Artifacts-Disentangled Adversarial Learning for Deepfake Detection

Abstract

Due to the development of facial manipulation technologies, the generated deepfake videos cause a severe trust crisis in society. Existing methods prove that effective extraction of the artifacts introduced during the forgery process is essential for deepfake detection. However, since the features extracted by supervised binary classification contain a lot of artifact-irrelevant information, existing algorithms suffer severe performance degradation in the case of the mismatch between training and testing datasets. To overcome this issue, we propose an Artifacts-Disentangled Adversarial Learning (ADAL) framework to achieve accurate deepfake detection by disentangling the artifacts from irrelevant information.
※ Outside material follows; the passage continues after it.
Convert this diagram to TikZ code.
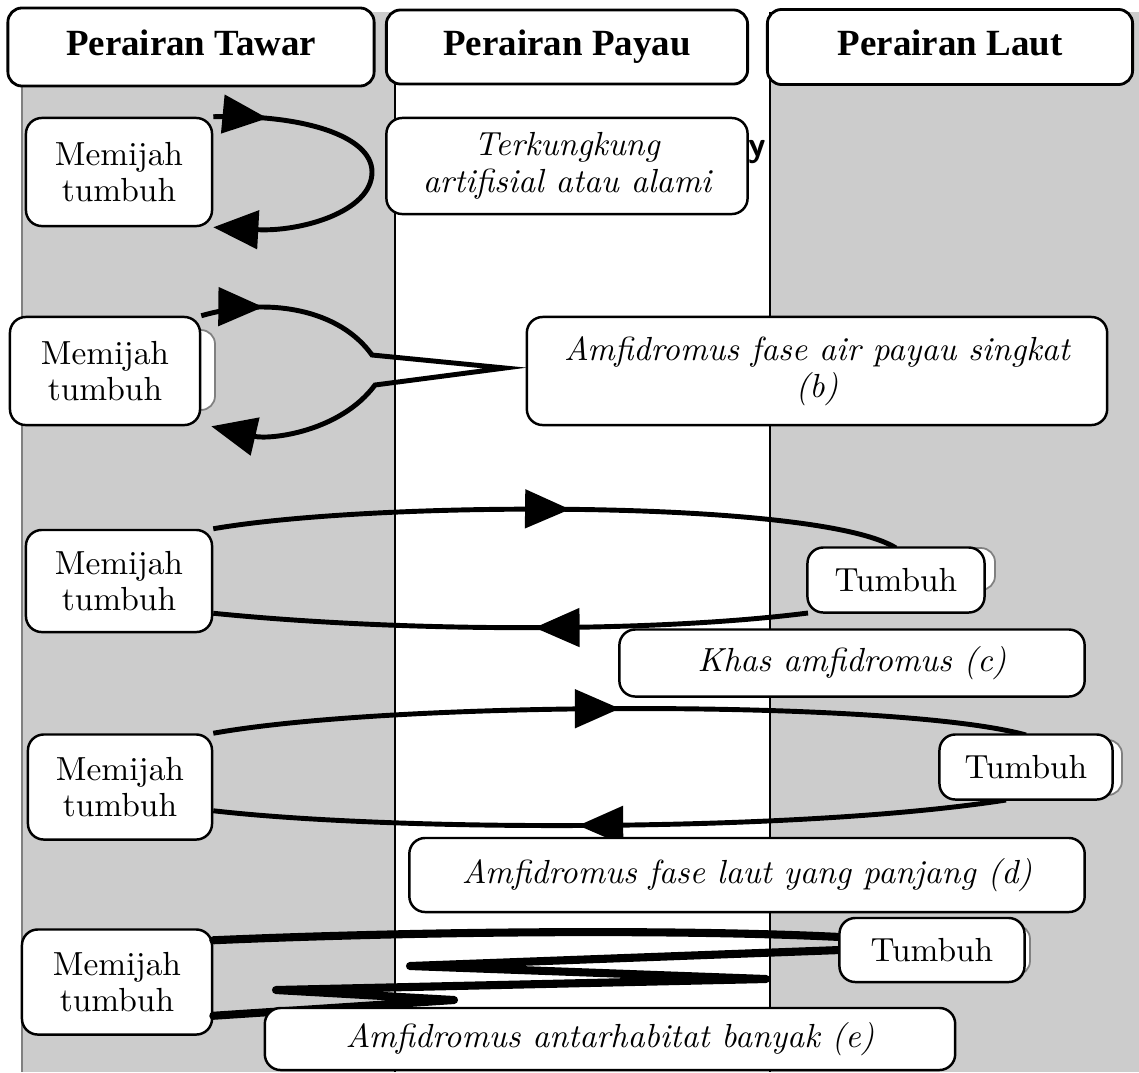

Furthermore, the proposed algorithm provides visual evidence by effectively estimating artifacts. Specifically, Multi-scale Feature Separator (MFS) in the disentanglement generator is designed to precisely transmit the artifact features and optimize the connection between the encoder and decoder. In addition, we design an Artifacts Cycle Consistency Loss (ACCL) which uses the disentangled artifacts to construct new samples and enables pixel-level supervised training for the generator to estimate more accurate artifacts. The symmetric discriminators are paralleled to differentiate the constructed samples from the original images in both fake and real domains, making the adversarial training process more stable. Extensive experiments on existing benchmarks demonstrate that the proposed method outperforms the state-of-the-art approaches.